9. Isn't it just right for a civilized country to provide health coverage for all?

Is it right to force people to pay for other people's coverage while forbidding them, as in Canada, to use their own earnings to buy timely, lifesaving care for themselves and their loved ones? Is it right to force people into government dependency?

More compulsory government “coverage” displaces and erodes the voluntary ethic of caring for one's neighbors, which is the true sign of a civilized society.

10. Haven't other Western countries proved the advantages of national health insurance or “single payer”?

The U.S. may still talk about expanding taxpayer-funded benefits, but many European governments, including France and Germany, have no choice but to start rolling them back. For a cinematographer's look at the Canadian system, go to see The Barbarian Invasion, an award-winning movie about end-of-life issues, which is partly set in a Canadian hospital. The beds in the hallway, closed floors, delays, and pervasive corruption are taken for granted by the protagonists.

And don't forget the record of our very own single payer plan called Medicare, projected to bankrupt our own federal treasury in a few years.

11. Why aren't businesses jumping on this idea?

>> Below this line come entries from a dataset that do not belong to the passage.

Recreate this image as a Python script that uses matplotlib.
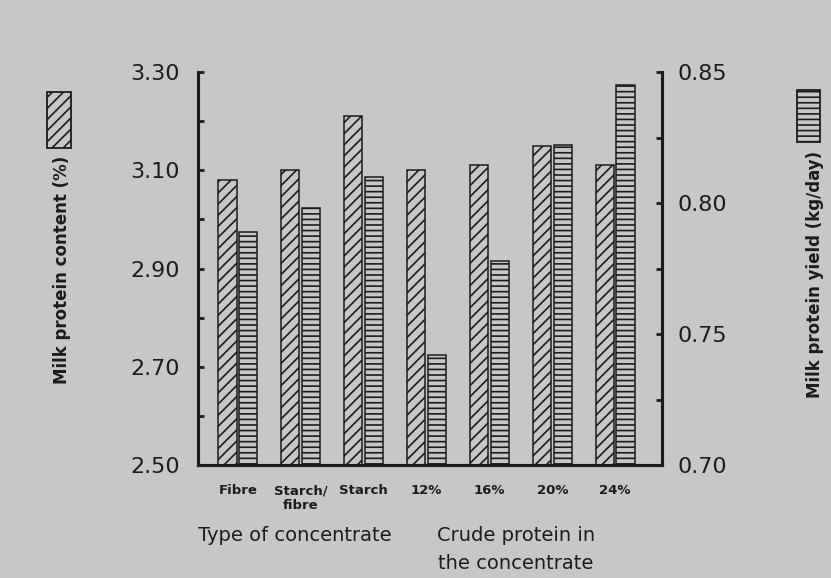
import matplotlib
matplotlib.use("Agg")
import matplotlib.pyplot as plt
from matplotlib.patches import Rectangle
import numpy as np

categories = ['Fibre', 'Starch/\nfibre', 'Starch', '12%', '16%', '20%', '24%']
protein_content = [3.08, 3.10, 3.21, 3.10, 3.11, 3.15, 3.11]      # left axis (%)
protein_yield = [0.789, 0.798, 0.810, 0.742, 0.778, 0.822, 0.845]  # right axis (kg/day)
left_ticks = [2.50, 2.70, 2.90, 3.10, 3.30]
right_ticks = [0.70, 0.75, 0.80, 0.85]

BG = '#c9c6c7'
INK = '#1c1c1c'
plt.rcParams['font.family'] = ['DejaVu Sans']
plt.rcParams['hatch.linewidth'] = 1.2
plt.rcParams['hatch.color'] = INK

fig = plt.figure(figsize=(8.31, 5.78), dpi=100, facecolor=BG)
ax = fig.add_axes([0.238, 0.1955, 0.559, 0.6799])
ax.set_facecolor('none')
ax2 = ax.twinx()
ax2.set_facecolor('none')

x = np.arange(len(categories))
w = 0.29
off = 0.165
ax.bar(x - off, protein_content, width=w, facecolor=BG, edgecolor=INK,
       linewidth=1.1, hatch='///', zorder=2)
ax2.bar(x + off, protein_yield, width=w, facecolor=BG, edgecolor=INK,
        linewidth=1.1, hatch='---', zorder=2)

ax.set_ylim(2.50, 3.30)
ax2.set_ylim(0.70, 0.85)
ax.set_xlim(-0.637, 6.75)

ax.set_yticks(left_ticks)
ax.set_yticklabels([f'{v:.2f}' for v in left_ticks])
ax.set_yticks(np.arange(2.6, 3.3, 0.2), minor=True)
ax2.set_yticks(right_ticks)
ax2.set_yticklabels([f'{v:.2f}' for v in right_ticks])
ax2.set_yticks([0.725, 0.775, 0.825], minor=True)

for a in (ax, ax2):
    a.spines['top'].set_visible(False)
    for s in a.spines.values():
        s.set_linewidth(2.2)
        s.set_color(INK)

ax.tick_params(axis='y', which='both', direction='in', length=4, width=2,
               color=INK, labelsize=16, labelcolor=INK, pad=13)
ax2.tick_params(axis='y', which='both', direction='in', length=4, width=2,
                color=INK, labelsize=16, labelcolor=INK, pad=11)

ax.set_xticks(x)
ax.set_xticklabels(categories, fontsize=9.5, fontweight='bold', color=INK,
                   linespacing=1.2)
ax.tick_params(axis='x', length=0, pad=14)
ax2.tick_params(axis='x', length=0)

fig.text(0.0746, 0.533, 'Milk protein content (%)', rotation=90, ha='center',
         va='center', fontsize=12, fontweight='bold', color=INK)
fig.text(0.981, 0.526, 'Milk protein yield (kg/day)', rotation=90, ha='center',
         va='center', fontsize=12, fontweight='bold', color=INK)

fig.text(0.355, 0.073, 'Type of concentrate', ha='center', va='center',
         fontsize=14, color=INK)
fig.text(0.621, 0.05, 'Crude protein in\nthe concentrate', ha='center', va='center',
         fontsize=14, color=INK, linespacing=1.6)

fig.patches.append(Rectangle((0.0566, 0.744), 0.0289, 0.0969, transform=fig.transFigure,
                             facecolor=BG, edgecolor=INK, linewidth=1.3, hatch='///'))
fig.patches.append(Rectangle((0.959, 0.754), 0.0277, 0.090, transform=fig.transFigure,
                             facecolor=BG, edgecolor=INK, linewidth=1.3, hatch='---'))

fig.savefig('out.png', dpi=100, facecolor=BG)
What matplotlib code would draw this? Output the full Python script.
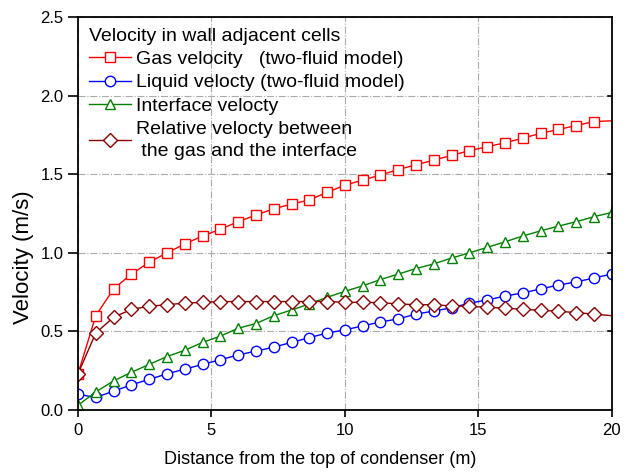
import matplotlib
matplotlib.use('Agg')
import matplotlib.pyplot as plt
from matplotlib.ticker import FormatStrFormatter

plt.rcParams['font.family'] = ['Liberation Sans', 'DejaVu Sans']

# distance along condenser (m), one point every 2/3 m
distance = [i * 2.0 / 3.0 for i in range(31)]

gas = [0.23, 0.60, 0.77, 0.865, 0.94, 1.00, 1.056, 1.107, 1.15, 1.198,
       1.24, 1.28, 1.31, 1.336, 1.385, 1.43, 1.463, 1.495, 1.53, 1.56,
       1.59, 1.62, 1.65, 1.675, 1.70, 1.73, 1.76, 1.785, 1.81, 1.835, 1.84]
liquid = [0.10, 0.08, 0.12, 0.16, 0.195, 0.23, 0.26, 0.29, 0.32, 0.35,
          0.375, 0.40, 0.43, 0.46, 0.49, 0.51, 0.535, 0.56, 0.58, 0.61,
          0.63, 0.65, 0.68, 0.70, 0.725, 0.745, 0.77, 0.795, 0.815, 0.84, 0.865]
interface = [0.03, 0.115, 0.185, 0.24, 0.29, 0.34, 0.38, 0.43, 0.47, 0.52,
             0.55, 0.60, 0.636, 0.675, 0.717, 0.755, 0.79, 0.83, 0.865, 0.90,
             0.93, 0.967, 1.00, 1.035, 1.07, 1.107, 1.14, 1.17, 1.198, 1.23, 1.257]
relative = [0.23, 0.49, 0.59, 0.64, 0.66, 0.67, 0.68, 0.685, 0.69, 0.69,
            0.69, 0.69, 0.69, 0.69, 0.69, 0.685, 0.685, 0.683, 0.675, 0.67,
            0.67, 0.662, 0.66, 0.653, 0.648, 0.64, 0.635, 0.628, 0.62, 0.61, 0.60]

labels = ['Gas velocity   (two-fluid model)',
          'Liquid velocty (two-fluid model)',
          'Interface velocty',
          'Relative velocty between\n the gas and the interface']

fig = plt.figure(figsize=(6.34, 4.74), dpi=100)
ax = fig.add_axes([0.123, 0.135, 0.842, 0.829])

ms = 7.5
ax.plot(distance, gas, color='#ff0000', lw=1, marker='s', ms=ms, mfc='white',
        mew=1, markevery=slice(0, 30), label=labels[0])
ax.plot(distance, liquid, color='#0000ff', lw=1, marker='o', ms=ms, mfc='white',
        mew=1, label=labels[1])
ax.plot(distance, interface, color='#008000', lw=1, marker='^', ms=ms, mfc='white',
        mew=1, label=labels[2])
ax.plot(distance, relative, color='#8b0000', lw=1, marker='D', ms=ms - 0.5, mfc='white',
        mew=1, markevery=slice(0, 30), label=labels[3])

ax.set_xlim(0, 20)
ax.set_ylim(0, 2.5)
ax.set_xticks([0, 5, 10, 15, 20])
ax.set_yticks([0, 0.5, 1.0, 1.5, 2.0, 2.5])
ax.yaxis.set_major_formatter(FormatStrFormatter('%.1f'))
ax.grid(True, color='#aaaaaa', linestyle='-.', linewidth=0.8)
ax.set_axisbelow(True)

ax.tick_params(axis='y', which='both', direction='out', length=7, width=1.2,
               labelsize=12, right=False)
ax.tick_params(axis='x', direction='out', length=5, width=1.2, labelsize=12,
               pad=4)
for yv in [0.5, 1.0, 1.5, 2.0]:
    ax.plot([19.85, 20], [yv, yv], color='black', lw=1.2, clip_on=False)
for s in ax.spines.values():
    s.set_linewidth(1.3)

ax.set_xlabel('Distance from the top of condenser (m)', fontsize=13)
ax.set_ylabel('Velocity (m/s)', fontsize=16)
ax.xaxis.set_label_coords(0.453, -0.105)
ax.yaxis.set_label_coords(-0.082, 0.39)

leg = ax.legend(loc='upper left', title='Velocity in wall adjacent cells',
                frameon=False, fontsize=14, title_fontsize=14,
                handlelength=2.2, handletextpad=0.25, labelspacing=0.3,
                borderaxespad=0.5, borderpad=0.05)
leg._legend_box.align = 'left'
leg._legend_box.sep = 4
leg.get_texts()[3].set_linespacing(1.45)

plt.savefig('out.png', dpi=100)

Some of them are. But it's hard to overcome inertia and special interests who are making huge profits by shuffling money around. And some big players think they'll soon be able to unload their soaring insurance premiums onto the taxpayers.

12. Why isn't Big Labor demanding HSAs?

The interests of workers and Big Labor do not necessarily coincide. Unions may mistakenly view HSAs as a threat to their own raison d'etre. Workers could benefit greatly from a larger paycheck, downward market pressure on medical costs, portable insurance, and freedom to choose their own medical care. But it's frightening to take on a responsibility when you're accustomed to someone else “taking care” of you (or pretending to do so).

13. Where can I buy an HSA?

Ask your insurance broker. If he doesn't know and won't find out, get another broker. Lists of companies offering HSAs in various states are posted on the internet, for example: www.americanhealthvalue.com or www.hsainsider.com.